Левые, правые, умеренные в правительстве затеяли разглагольствования по поводу возможности или невозможности договориться с большевиками, союзниками, добровольцами, немцами и пр. Предлагалось покинуть Новочеркасск и перебраться в район менее зараженных большевизмом казачьих станиц, где менее всего хуторов иногородних.

Уставшая от всего на свете «вторая шашка империи» перебил пустые дебаты последним атаманским словом: «Господа, короче говорите. Время не ждет. Ведь от болтовни Россия погибла».

Каледин пояснил, что казачьему атаману недопустимо бежать из столицы и скитаться по закоулкам, как бездомному абреку. Лучше уж погибнуть здесь. Затем ушел в свой кабинет, застегнул мундир на все пуговицы, поправил ордена, сел за письменный стол, отдал распоряжение заплатить какой-то мелкий долг, написал письмо генералу Алексееву.
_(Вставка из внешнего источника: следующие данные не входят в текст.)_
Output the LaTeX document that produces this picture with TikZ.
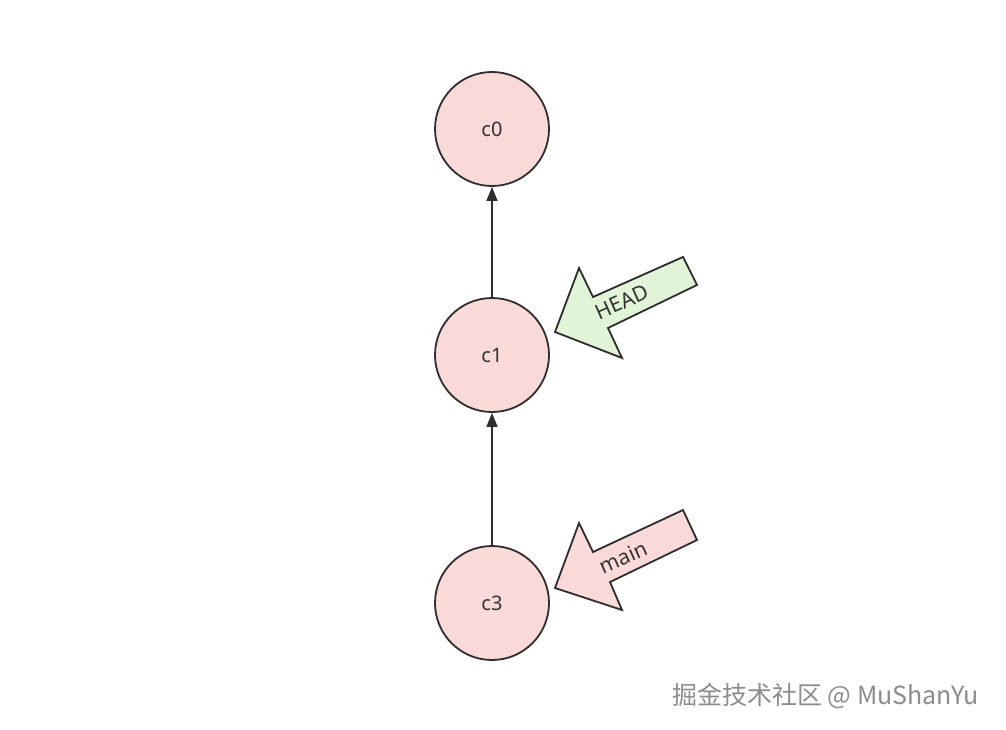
\documentclass[tikz,border=0pt]{standalone}
\usepackage{fontspec}
\setmainfont{Noto Sans}
\newfontfamily\cjk{Noto Sans CJK SC}
\usetikzlibrary{arrows.meta}
\definecolor{cfill}{HTML}{FADAD8}
\definecolor{gfill}{HTML}{E2F4D8}
\definecolor{strk}{HTML}{2E2E2E}
\definecolor{txt}{HTML}{333333}
\tikzset{
  commit/.style={circle, draw=strk, line width=1.8pt, fill=cfill, minimum size=114pt, inner sep=0pt, text=txt, font=\fontsize{20}{24}\selectfont},
  link/.style={draw=strk, line width=1.6pt, -{Triangle[length=14pt,width=11pt]}},
  ptr/.style={draw=strk, line width=1.8pt, line join=miter},
  ptrtext/.style={text=txt, font=\fontsize{21}{25}\selectfont, rotate=24, inner sep=0pt}
}
\begin{document}
\begin{tikzpicture}[x=1pt,y=-1pt]
\useasboundingbox (0,0) rectangle (1006,730);
\fill[white] (0,0) rectangle (1006,730);
\node[commit] (c0) at (492,129) {c0};
\node[commit] (c1) at (492,355) {c1};
\node[commit] (c3) at (492,603) {c3};
\draw[link] (c1) -- (c0);
\draw[link] (c3) -- (c1);
% HEAD pointer
\draw[ptr, fill=gfill] (555,332) -- (579,268) -- (593,297) -- (683,257) -- (697,285) -- (608,328) -- (622,358) -- cycle;
\node[ptrtext] (head) at (622,302) {HEAD};
% main pointer
\draw[ptr, fill=cfill] (555,588) -- (579,523) -- (593,552) -- (683,510) -- (697,540) -- (610,582) -- (622,610) -- cycle;
\node[ptrtext] (main) at (623,557) {main};
% watermark
\node[anchor=base west, text=black!45, font=\cjk\fontsize{25}{30}\selectfont, inner sep=0pt] (wm) at (672,704) {掘金技术社区 @ MuShanYu};
\end{tikzpicture}
\end{document}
Затем подумал, перешел в комнату отдыха и снял мундир, аккуратно сложил его, лег на кровать и выстрелил себе в сердце. Его жена вспоминала, что отставленный атаман подошел к двери гостиной, где она сидела с подругой, долго-долго на нее смотрел, а затем, ни слова не говоря, закрыл за собой дверь. Потом она обнаружила на столе предсмертное письмо к Алексееву: «Казачество идет за своими вождями до тех пор, пока вожди приносят ему лавры победы, а когда дело осложняется, то они видят в своем вожде не казака по духу и происхождению, а слабого проводителя своих интересов и отходят от него. Так случилось со мной и случится с Вами, если Вы не сумеете одолеть врага, но мне дороги интересы казачества, и я Вас прошу щадить их и отказаться от мысли разбить большевиков по всей России. Казачеству необходимы вольность и спокойствие; избавьте Тихий Дон от змей, но дальше не ведите на бойню моих милых казаков. Я ухожу в вечность и прощаю Вам все обиды, нанесенные мне… 29 января. 2 часа 12 минут».

Полугодом ранее, принимая атаманский пернач, Каледин говорил: «Я пришел на Дон с чистым именем воина, а уйду, быть может, с проклятиями…» Ушел как настоящий русский офицер.